Meeting ends with reflection on eight years of work
The meeting concluded with a roundtable discussion, led by Lander, highlighting some of the work the current incarnation of PCAST has done over the past eight years. For instance, Gorenberg expressed his surprise and satisfaction that a long and detailed 2012 report on the allocation of the government-held wireless electromagnetic spectrum had led to major policy action. Lander highlighted a short but well received report on hearing aids that spotlighted regulatory barriers to the innovation needed to make the devices better and less expensive. Maxine Savitz, PCAST vice chair, recounted the council’s work to guide government policy on advanced manufacturing. Physicist Jim Gates lauded the influence of the council’s four reports on STEM education, and recognized the importance of input received from teachers.
All but the most recent PCAST reports are currently available on the council’s website.
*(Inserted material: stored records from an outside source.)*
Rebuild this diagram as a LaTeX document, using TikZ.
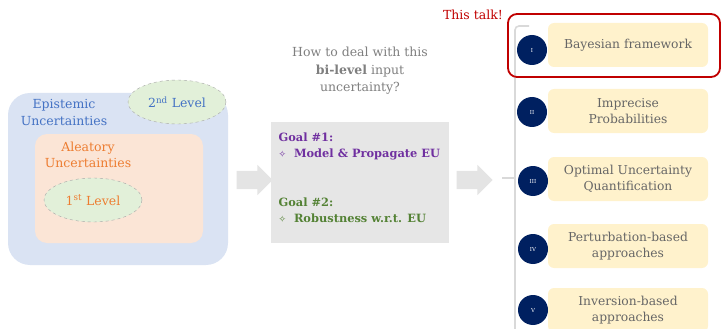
\documentclass[tikz,border=0pt]{standalone}
\usepackage{fontspec}
\setmainfont{DejaVu Serif}
\newfontfamily\symfont{DejaVu Sans}
\usetikzlibrary{shapes.geometric,shapes.arrows}
\definecolor{epiblue}{HTML}{DAE3F3}
\definecolor{epitxt}{HTML}{4472C4}
\definecolor{aleafill}{HTML}{FBE5D6}
\definecolor{aleatxt}{HTML}{ED7D31}
\definecolor{lvlgreen}{HTML}{E2F0D9}
\definecolor{arrgray}{HTML}{E4E4E4}
\definecolor{goalgray}{HTML}{E6E6E6}
\definecolor{goalpurple}{HTML}{7030A0}
\definecolor{goalgreen}{HTML}{548235}
\definecolor{qgray}{HTML}{7F7F7F}
\definecolor{talkred}{HTML}{C00000}
\definecolor{navy}{HTML}{002060}
\definecolor{methfill}{HTML}{FFF2CC}
\definecolor{methtxt}{HTML}{666666}
\definecolor{brgray}{HTML}{D9D9D9}
\tikzset{
  lvl/.style={ellipse,draw=gray!70,dashed,fill=lvlgreen,minimum width=98pt,minimum height=44pt,inner sep=0pt,font=\fontsize{12.5}{15}\selectfont},
  blockarrow/.style={single arrow,fill=arrgray,draw=none,inner xsep=0pt,inner ysep=9pt,single arrow head extend=6pt,minimum height=36pt},
  numdot/.style={circle,fill=navy,minimum size=30pt,inner sep=0pt,text=white,font=\fontsize{5.5}{6}\selectfont},
  methbox/.style={rectangle,rounded corners=6pt,fill=methfill,minimum width=160pt,minimum height=44pt,align=center,text=methtxt,font=\fontsize{12.3}{15.5}\selectfont},
  goaltext/.style={anchor=west,align=left,font=\bfseries\fontsize{11.4}{16}\selectfont},
}
\begin{document}
\begin{tikzpicture}[x=1pt,y=-1pt]
\useasboundingbox (0,0) rectangle (721,329);
% left: uncertainties
\node[fill=epiblue,rounded corners=22pt,minimum width=220pt,minimum height=172pt,inner sep=0pt] (epi) at (118,179) {};
\node[align=center,text=epitxt,font=\fontsize{12.5}{17}\selectfont] (epitext) at (64,112) {Epistemic\\Uncertainties};
\node[lvl,text=epitxt] (lvl2) at (177,102) {2\textsuperscript{nd} Level};
\node[fill=aleafill,rounded corners=12pt,minimum width=168pt,minimum height=109pt,inner sep=0pt] (alea) at (119,188.5) {};
\node[align=center,text=aleatxt,font=\fontsize{12.5}{15.5}\selectfont] (aleatext) at (88,155) {Aleatory\\Uncertainties};
\node[lvl,text=aleatxt] (lvl1) at (93,200) {1\textsuperscript{st} Level};
% arrow 1
\node[blockarrow] (arr1) at (250,180) {};
% question
\node[align=center,text=qgray,font=\fontsize{12.5}{17.5}\selectfont] (question) at (360,71) {How to deal with this\\\textbf{bi-level} input\\uncertainty?};
% goals
\node[fill=goalgray,minimum width=178pt,minimum height=121pt,inner sep=0pt] (goals) at (360,182.5) {};
\node[goaltext,text=goalpurple] (goal1) at (275,146) {Goal \#1:\\{\symfont\fontsize{9}{10}\selectfont\mdseries ✧}\ \ Model \& Propagate EU};
\node[goaltext,text=goalgreen] (goal2) at (275,210) {Goal \#2:\\{\symfont\fontsize{9}{10}\selectfont\mdseries ✧}\ \ Robustness w.r.t. EU};
% arrow 2
\node[blockarrow] (arr2) at (470,180) {};
% bracket
\coordinate (brtop) at (529,26);
\coordinate (brbot) at (515,335);
\coordinate (brtick) at (502,178);
\draw[brgray,line width=1.6pt,rounded corners=4pt] (brtop) -- (515,26) -- (brbot);
\draw[brgray,line width=1.6pt] (brtick) -- (515,178);
% methods
\node[methbox] (m1) at (628,45) {Bayesian framework};
\node[methbox] (m2) at (628,111) {Imprecise\\Probabilities};
\node[methbox] (m3) at (628,179) {Optimal Uncertainty\\Quantification};
\node[methbox] (m4) at (628,246) {Perturbation-based\\approaches};
\node[methbox] (m5) at (628,310) {Inversion-based\\approaches};
\node[numdot] (n1) at (532,50) {I};
\node[numdot] (n2) at (532,112) {II};
\node[numdot] (n3) at (533,181) {III};
\node[numdot] (n4) at (533,249) {IV};
\node[numdot] (n5) at (533,310) {V};
% this talk
\node[draw=talkred,line width=1.8pt,rounded corners=9pt,minimum width=212pt,minimum height=63pt,inner sep=0pt] (talkbox) at (614,45.5) {};
\node[text=talkred,font=\fontsize{12.5}{14}\selectfont] (talk) at (473,15) {This talk!};
\end{tikzpicture}
\end{document}
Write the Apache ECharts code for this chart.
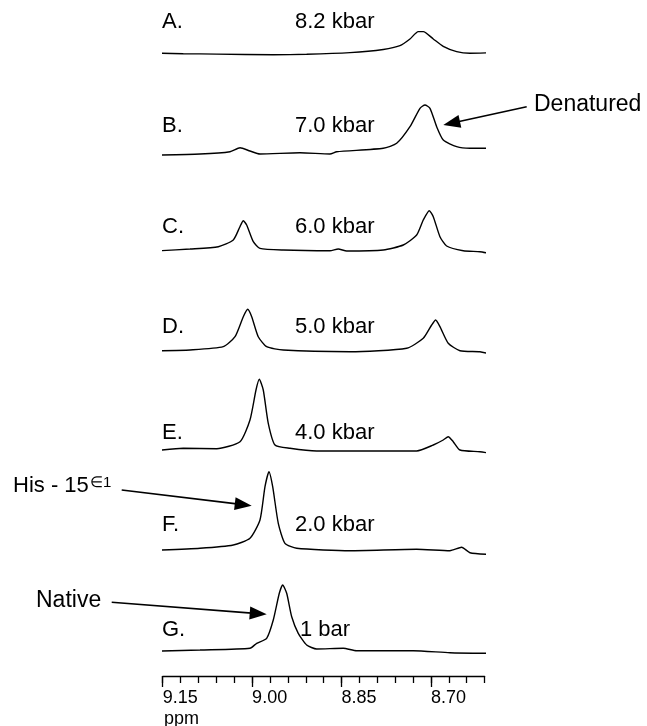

Closing the meeting, Holdren thanked the council members and the staff who supported them, and acknowledged the importance of Obama’s personal engagement with their work, remarking:
I sometimes inappropriately get credit for having somehow turned him into a geek, a techno-nerd. He was one when he came. He had a deep understanding when he arrived at the presidency of how and why science, technology, and innovation matter. … I have said publicly on previous occasions, I’ll say again, I think President Obama is the most science savvy president since Thomas Jefferson, with the qualifier that there’s a lot more science to be savvy about today than there was when Thomas Jefferson was the president, and that has been, I think, to the great advantage of our nation.
With the adjournment of the meeting, the current PCAST concluded its service. President-elect Trump has not yet announced plans to reconstitute PCAST. As points of comparison, Obama convened his PCAST in April 2009, while President George W. Bush announced his PCAST in December 2001.